Japanese Udon ♥ Italian Carbonara
A bowl of dialogue. A comfort reshaped. A whisper between Kyoto and Rome.
Why
Because comfort meets craft. Japan’s udon noodles — thick, chewy, grounding — step into Italy’s most iconic pasta dish. Carbonara’s creaminess finds new rhythm in a new texture.
The Dish
Udon noodles tossed in a miso-Parmesan sauce, laced with crisp pancetta (or shiitake for the vegetarian table), finished with a golden yolk and a scatter of scallions. The umami of miso, the bite of cheese, the silk of egg — a union both surprising and inevitable.
Ingredients
- 14 oz (400 g) fresh udon noodles
- 3 oz pancetta (or shiitake mushrooms), diced and crisped
- 2 egg yolks
- ½ cup finely grated Parmesan
- 1 tsp white miso paste
- 1 clove garlic, gently sautéed
- 2 scallions, thinly sliced
- Black pepper, freshly cracked
Method
- Cook udon noodles until just tender. Drain, reserving ½ cup of cooking water.

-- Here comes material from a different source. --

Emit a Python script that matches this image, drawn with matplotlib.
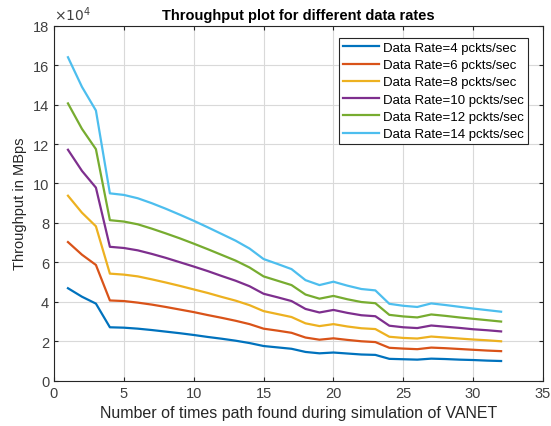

- In a skillet, crisp pancetta (or shiitake) with garlic until golden.
- In a bowl, whisk egg yolks, Parmesan, miso, and a splash of hot noodle water into a silky sauce.
- Toss hot noodles with pancetta and remove from heat. Quickly add the egg-miso mixture, stirring until noodles are coated in glossy creaminess.
- Top with scallions and cracked black pepper. Serve immediately — steam rising, cultures mingling.
Storyline
Noodles as bridge builders — a Roman whisper in a Kyoto bowl.
H&F Note: This dish is best served in a deep ceramic bowl, with chopsticks resting against the rim and a fork nearby — because some meals deserve both languages at once.